### The exercise
Extract the first line of the entries below and every line after it up to the one containing "import pandas as pd", both kept. Pictures are excluded.

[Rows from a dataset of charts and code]

+--

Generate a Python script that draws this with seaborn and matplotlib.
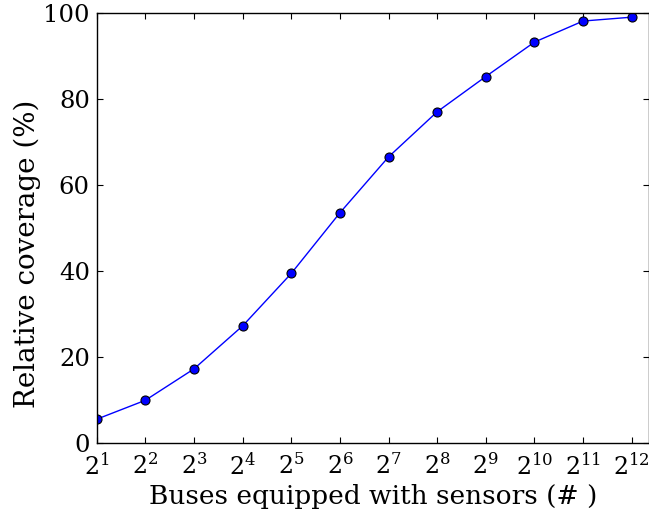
import matplotlib
matplotlib.use("Agg")
import matplotlib.pyplot as plt
import seaborn as sns
import pandas as pd

exponents = [1, 2, 3, 4, 5, 6, 7, 8, 9, 10, 11, 12]
coverage = [5.6, 10.0, 17.3, 27.3, 39.5, 53.6, 66.6, 77.1, 85.3, 93.3, 98.2, 99.1]
buses = [2 ** e for e in exponents]
tick_labels = [r"$2^{%d}$" % e for e in exponents]

df = pd.DataFrame({"buses": buses, "coverage": coverage})

sns.set_style("ticks")
plt.rcParams["font.family"] = ["DejaVu Serif"]
plt.rcParams["mathtext.fontset"] = "dejavuserif"
plt.rcParams["text.color"] = "black"
plt.rcParams["axes.labelcolor"] = "black"
plt.rcParams["xtick.color"] = "black"
plt.rcParams["ytick.color"] = "black"
plt.rcParams["axes.edgecolor"] = "black"

fig = plt.figure(figsize=(6.49, 5.15), dpi=100)
ax = fig.add_axes([96.7 / 649, 1 - 443.3 / 515, 1 - 96.7 / 649, (443.3 - 13.3) / 515])

sns.lineplot(data=df, x="buses", y="coverage", ax=ax, color="blue", linewidth=1,
             marker="o", markersize=6.5, markeredgecolor="black", markeredgewidth=0.8)

ax.set_xscale("log", base=2)
ax.set_xlim(2, 2 ** 12.355)
ax.set_ylim(0, 100)
ax.set_xticks(buses)
ax.set_xticklabels(tick_labels)
ax.minorticks_off()
ax.set_yticks([0, 20, 40, 60, 80, 100])
ax.tick_params(direction="in", top=True, right=True, length=4, width=0.8)
ax.tick_params(axis="x", pad=7, labelsize=17)
ax.tick_params(axis="y", pad=5, labelsize=17.5)
for s in ax.spines.values():
    s.set_linewidth(1.0)
ax.set_xlabel("Buses equipped with sensors (# )", fontsize=19, labelpad=3)
ax.set_ylabel("Relative coverage (%)", fontsize=20)
ax.yaxis.set_label_coords(-0.10, 0.44)

fig.savefig("out.png", dpi=100)
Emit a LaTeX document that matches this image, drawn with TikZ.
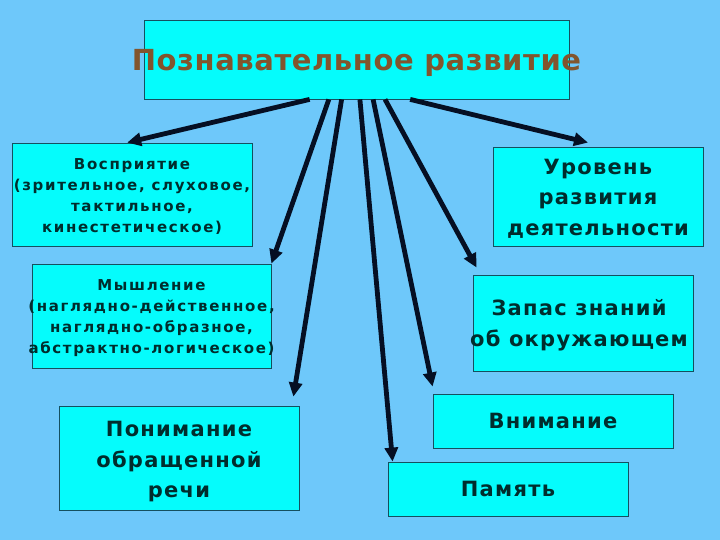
\documentclass[tikz,border=0pt]{standalone}
\usepackage{fontspec}
\setmainfont{DejaVu Sans}
\newfontfamily\spacedfont[LetterSpace=11]{DejaVu Sans}
\newfontfamily\widefont[LetterSpace=6]{DejaVu Sans}
\newfontfamily\headfont[LetterSpace=2]{DejaVu Sans}
\usetikzlibrary{calc,arrows.meta}
\definecolor{slideblue}{RGB}{110,200,250}
\definecolor{boxcyan}{RGB}{5,252,252}
\definecolor{boxframe}{RGB}{20,80,95}
\definecolor{boxtext}{RGB}{0,45,45}
\definecolor{titlebrown}{RGB}{130,85,45}
\definecolor{arrowdark}{RGB}{5,15,35}
\tikzset{
    % boxes of the scheme
    topicbox/.style={draw=boxframe, fill=boxcyan, line width=0.8pt, inner sep=0pt},
    % texts in the boxes
    titletext/.style={font=\headfont\bfseries\fontsize{29}{34}\selectfont, text=titlebrown},
    smalltext/.style={font=\spacedfont\bfseries\fontsize{15}{21}\selectfont,
                      text=boxtext, align=center},
    bigtext/.style={font=\widefont\bfseries\fontsize{21}{30.5}\selectfont,
                    text=boxtext, align=center},
    % arrows from the title
    flowarrow/.style={-{Triangle[length=14pt,width=13pt]}, line width=4.8pt, arrowdark},
}

\begin{document}
\begin{tikzpicture}[x=1pt,y=-1pt]
  % background of the slide
  \fill[slideblue] (0,0) rectangle (720,540);
  \useasboundingbox (0,0) rectangle (720,540);

  % title
  \node[topicbox, minimum width=425, minimum height=79] (title) at (356.5,59.5) {};
  \node[titletext] (titlelbl) at ($(title)+(0,3)$) {Познавательное развитие};

  % left column
  \node[topicbox, minimum width=240, minimum height=103] (vospr) at (132,194.5) {};
  \node[smalltext] (vosprlbl) at ($(vospr)+(0,2)$)
     {Восприятие\\(зрительное, слуховое,\\тактильное,\\кинестетическое)};
  \node[topicbox, minimum width=239, minimum height=104] (myshl) at (151.5,316) {};
  \node[smalltext] (myshllbl) at ($(myshl)+(0,2)$)
     {Мышление\\(наглядно-действенное,\\наглядно-образное,\\абстрактно-логическое)};
  \node[topicbox, minimum width=240, minimum height=104] (ponim) at (179,458) {};
  \node[bigtext] (ponimlbl) at ($(ponim)+(0,4)$) {Понимание\\обращенной\\речи};

  % right column
  \node[topicbox, minimum width=210, minimum height=99] (urov) at (598,196.5) {};
  \node[bigtext] (urovlbl) at ($(urov)+(0,2)$) {Уровень\\развития\\деятельности};
  \node[topicbox, minimum width=220, minimum height=96] (zapas) at (583,323) {};
  \node[bigtext] (zapaslbl) at ($(zapas)+(-4,2)$) {Запас знаний\\об окружающем};
  \node[topicbox, minimum width=240, minimum height=54] (vnim) at (553,421) {};
  \node[bigtext] (vnimlbl) at (vnim) {Внимание};
  \node[topicbox, minimum width=240, minimum height=54] (pamyat) at (508,489) {};
  \node[bigtext] (pamyatlbl) at (pamyat) {Память};

  % start points on the lower edge of the title
  \foreach \f [count=\i] in {0.39,0.435,0.465,0.508,0.539,0.567,0.626}
     \coordinate (s\i) at ($(title.south west)!\f!(title.south east)$);

  % arrows
  \draw[flowarrow] (s1) -- ($(vospr.north west)!0.48!(vospr.north east)$);
  \draw[flowarrow] (s2) -- (myshl.north east);
  \draw[flowarrow] (s3) -- ($(ponim.north east)+(-6,-9)$);
  \draw[flowarrow] (s4) -- ($(pamyat.north west)+(5,0)$);
  \draw[flowarrow] (s5) -- ($(vnim.north west)+(0,-7)$);
  \draw[flowarrow] (s6) -- ($(zapas.north west)+(4,-7)$);
  \draw[flowarrow] (s7) -- ($(urov.north)+(-10,-4)$);
\end{tikzpicture}
\end{document}
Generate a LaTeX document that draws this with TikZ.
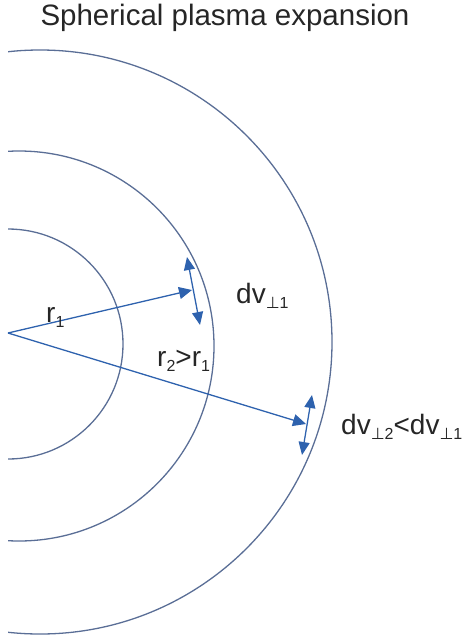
\documentclass[tikz,border=0pt]{standalone}
\usepackage{fontspec}
\setmainfont{Liberation Sans}
\newfontfamily\perpfont{DejaVu Sans}
\usetikzlibrary{arrows.meta}
\definecolor{ringblue}{HTML}{5A6E96}
\definecolor{arrowblue}{HTML}{2E62AE}
\newcommand{\lowidx}[1]{\raisebox{-0.4ex}{\fontsize{16}{16}\selectfont #1}}

\begin{document}
\begin{tikzpicture}[x=1pt, y=-1pt,
    ring/.style={draw=ringblue, line width=1.3pt},
    vec/.style={-{Triangle[length=13pt, width=12pt]}, line width=1.3pt, draw=arrowblue},
    spread/.style={{Triangle[length=13pt, width=11pt]}-{Triangle[length=13pt, width=11pt]},
                   line width=1.3pt, draw=arrowblue},
    lbl/.style={font=\fontsize{28}{32}\selectfont, text=black!85, inner sep=0pt, anchor=base west},
]
    \useasboundingbox (0,0) rectangle (465,641);

    % Title
    \node[lbl, anchor=base, font=\fontsize{29.5}{34}\selectfont] (title) at (225,25) {Spherical plasma expansion};

    % Shells
    \begin{scope}
        \clip (8,0) rectangle (465,641);
        \draw[ring] (8,344) circle[radius=115];
        \draw[ring] (19,346) circle[radius=195];
        \draw[ring] (40,342) circle[radius=292];
    \end{scope}

    % Radii
    \coordinate (O) at (8,333);
    \coordinate (t1) at (192,290);
    \coordinate (t2) at (306,424);
    \draw[vec] (O) -- (t1);
    \draw[vec] (O) -- (t2);

    % Transverse spreads
    \coordinate (s1a) at (187,257);
    \coordinate (s1b) at (200,325);
    \coordinate (s2a) at (312,395);
    \coordinate (s2b) at (302,455);
    \draw[spread] (s1a) -- (s1b);
    \draw[spread] (s2a) -- (s2b);

    % Labels
    \node[lbl] (r1) at (46,322) {r\lowidx{1}};
    \node[lbl] (r2) at (157,366) {r\lowidx{2}>r\lowidx{1}};
    \node[lbl] (dv1) at (236,303) {dv\lowidx{{\perpfont ⊥}1}};
    \node[lbl] (dv2) at (341,434) {dv\lowidx{{\perpfont ⊥}2}<dv\lowidx{{\perpfont ⊥}1}};
\end{tikzpicture}
\end{document}
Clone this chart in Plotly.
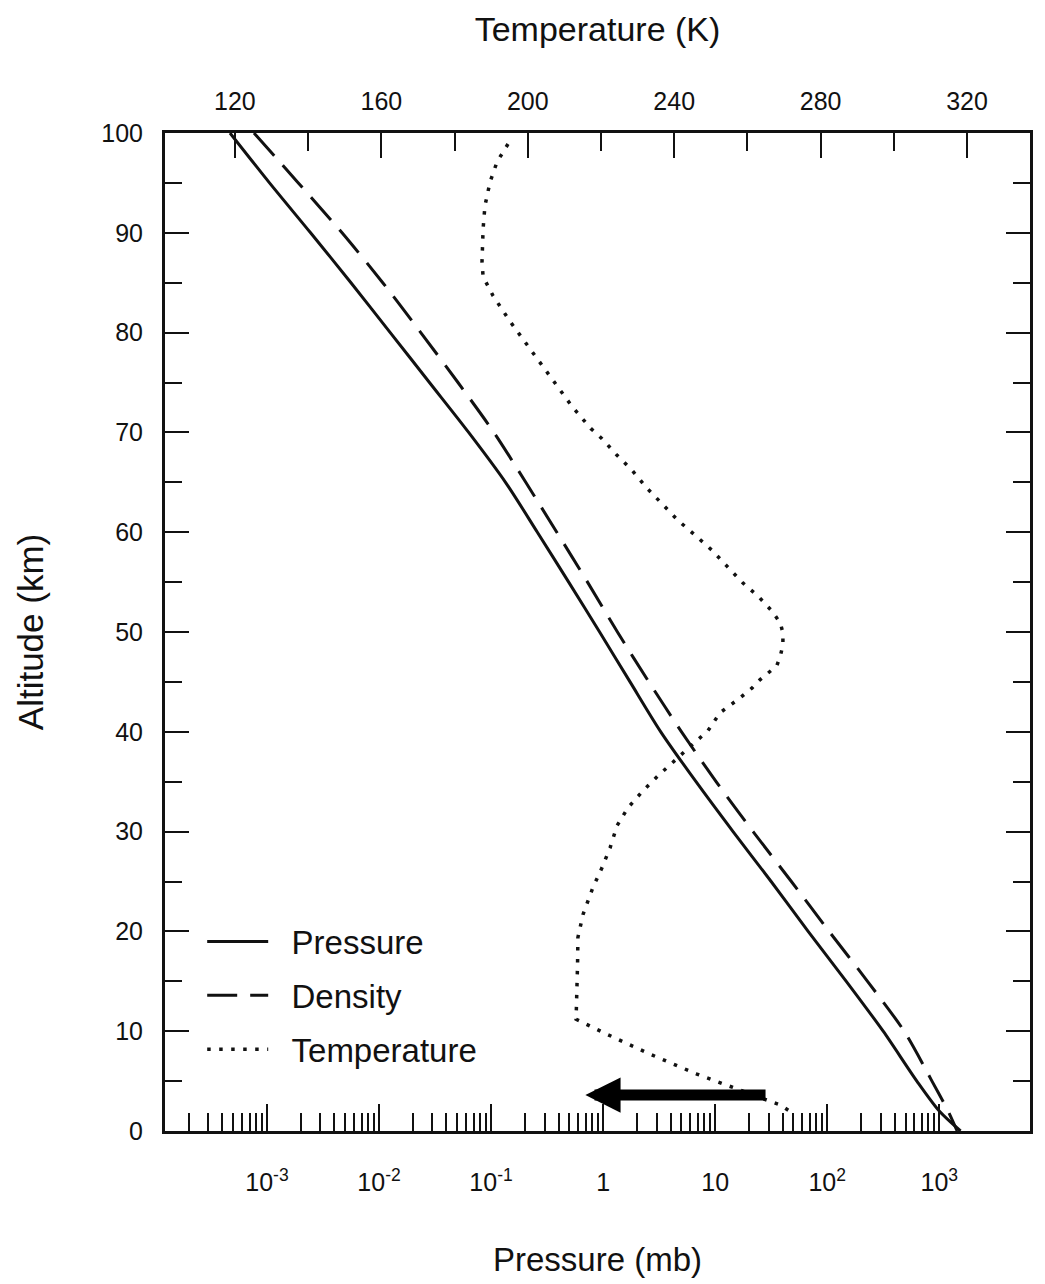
import plotly.graph_objects as go

# ---------------- data ----------------
altitude_km = [100, 95, 90, 85, 80, 75, 70, 65, 60, 55, 50, 45, 40, 35, 30, 25, 20, 15, 10, 5, 2, 0]
pressure_mb = [4.68e-4, 1.054e-3, 2.45e-3, 5.62e-3, 0.0126, 0.0282, 0.0631, 0.1346, 0.259, 0.493,
               0.931, 1.74, 3.27, 6.75, 14.45, 31.6, 67.6, 148, 316, 631, 1000, 1550]
# density, drawn on the same logarithmic scale as pressure
density_rel = [7.66e-4, 1.905e-3, 4.68e-3, 0.0108, 0.0236, 0.0507, 0.106, 0.204, 0.386, 0.726,
               1.343, 2.56, 5.01, 10.2, 21.8, 47.9, 104, 229, 486, 861, 1200, 1445]

temp_altitude_km = [98.9, 97.1, 95.1, 92.7, 90.4, 87.1, 85.6, 83.7, 81.2, 78.4, 75.7, 73.4, 72.6,
                    70.4, 69.4, 67.7, 66.2, 64.4, 62.7, 61.2, 59.7, 58.2, 56.6, 54.9, 53.6, 52.1,
                    50.9, 49.9, 48.7, 47.6, 46.6, 46.0, 45.2, 44.4, 43.4, 41.9, 40.1, 38.7, 37.6,
                    36.4, 35.6, 34.1, 32.4, 30.6, 28.4, 26.4, 24.4, 21.7, 19.4, 16.7, 13.1, 11.2,
                    9.7, 7.7, 5.7, 4.2, 2.6, 2.0]
temperature_K = [194.6, 191.6, 189.7, 188.3, 187.8, 187.5, 187.8, 190.5, 195.0, 200.6, 206.0, 210.7, 212.1,
                 217.2, 220.2, 224.4, 228.5, 232.6, 236.9, 241.0, 245.7, 250.3, 254.4, 258.8, 262.9, 266.7,
                 269.0, 269.7, 269.7, 269.0, 268.0, 266.0, 263.4, 261.3, 258.0, 252.5, 249.2, 244.9, 241.6,
                 238.3, 235.6, 231.5, 227.4, 224.4, 222.5, 220.3, 217.8, 215.1, 213.7, 213.6, 213.4, 213.2,
                 221.6, 233.4, 246.2, 257.0, 269.0, 271.5]

pressure_tickvals = [1e-3, 1e-2, 1e-1, 1, 10, 1e2, 1e3]
pressure_ticktext = ["10<sup>-3</sup>", "10<sup>-2</sup>", "10<sup>-1</sup>", "1", "10",
                     "10<sup>2</sup>", "10<sup>3</sup>"]
pressure_minor = [m * 10.0 ** e for e in range(-4, 3) for m in range(2, 10)]
temp_tickvals = [120, 160, 200, 240, 280, 320]
temp_minor = [140, 180, 220, 260, 300]

FONT = "Liberation Sans, Arial, sans-serif"
INK = "#111111"
GAP = "\u00a0\u00a0"

fig = go.Figure()
fig.add_trace(go.Scatter(x=pressure_mb, y=altitude_km, mode="lines", name=GAP + "Pressure",
                         line=dict(color=INK, width=3, shape="spline", smoothing=0.8),
                         xaxis="x", yaxis="y", legendgroup="a"))
fig.add_trace(go.Scatter(x=density_rel, y=altitude_km, mode="lines", name=GAP + "Density",
                         line=dict(color=INK, width=3, dash="30px,13px", shape="spline", smoothing=0.8),
                         xaxis="x", yaxis="y", legendgroup="b"))
fig.add_trace(go.Scatter(x=temperature_K, y=temp_altitude_km, mode="lines", name=GAP + "Temperature",
                         line=dict(color=INK, width=3.5, dash="3.5px,8.5px"), xaxis="x2", yaxis="y",
                         legendgroup="c"))

fig.update_layout(
    width=1045, height=1284,
    margin=dict(l=165, r=15, t=133, b=150),
    paper_bgcolor="white", plot_bgcolor="white",
    font=dict(family=FONT, color=INK, size=25),
    showlegend=True,
    legend=dict(x=0.043, y=0.218, xanchor="left", yanchor="top", bgcolor="rgba(0,0,0,0)",
                font=dict(size=33, family=FONT, color=INK), itemwidth=61,
                traceorder="grouped", tracegroupgap=8),
    xaxis=dict(type="log", range=[-3.91, 3.81], showgrid=False, zeroline=False,
               showline=True, linecolor=INK, linewidth=3,
               tickmode="array", tickvals=pressure_tickvals, ticktext=pressure_ticktext,
               ticks="inside", ticklen=27, tickwidth=2, tickcolor=INK,
               ticklabelstandoff=27,
               minor=dict(tickmode="array", tickvals=pressure_minor, ticks="inside",
                          ticklen=18, tickwidth=2, tickcolor=INK),
               title=dict(text="Pressure (mb)", font=dict(size=33, family=FONT, color=INK), standoff=53)),
    xaxis2=dict(overlaying="x", side="top", range=[100.9, 337.2], showgrid=False, zeroline=False,
                showline=True, linecolor=INK, linewidth=3,
                tickmode="array", tickvals=temp_tickvals,
                ticks="inside", ticklen=25, tickwidth=2, tickcolor=INK,
                ticklabelstandoff=10,
                minor=dict(tickmode="array", tickvals=temp_minor, ticks="inside",
                           ticklen=18, tickwidth=2, tickcolor=INK),
                title=dict(text="Temperature (K)", font=dict(size=34, family=FONT, color=INK), standoff=36)),
    yaxis=dict(range=[0, 100], showgrid=False, zeroline=False,
               showline=True, linecolor=INK, linewidth=3, mirror="ticks",
               tickmode="linear", tick0=0, dtick=10,
               ticks="inside", ticklen=24, tickwidth=2, tickcolor=INK,
               ticklabelstandoff=14,
               minor=dict(dtick=5, ticks="inside", ticklen=17, tickwidth=2, tickcolor=INK),
               title=dict(text="Altitude (km)", font=dict(size=35, family=FONT, color=INK), standoff=48)),
)

fig.add_annotation(x=0.486, y=0.036, xref="x domain", yref="y domain",
                   ax=0.696, ay=0.036, axref="x domain", ayref="y domain",
                   text="", showarrow=True, arrowhead=2, arrowsize=0.64, arrowwidth=11,
                   arrowcolor="black", standoff=0)

fig.write_html("out.html")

+--

### Response below
Generate a Python script that draws this with seaborn and matplotlib.
import matplotlib
matplotlib.use("Agg")
import matplotlib.pyplot as plt
import seaborn as sns
import pandas as pd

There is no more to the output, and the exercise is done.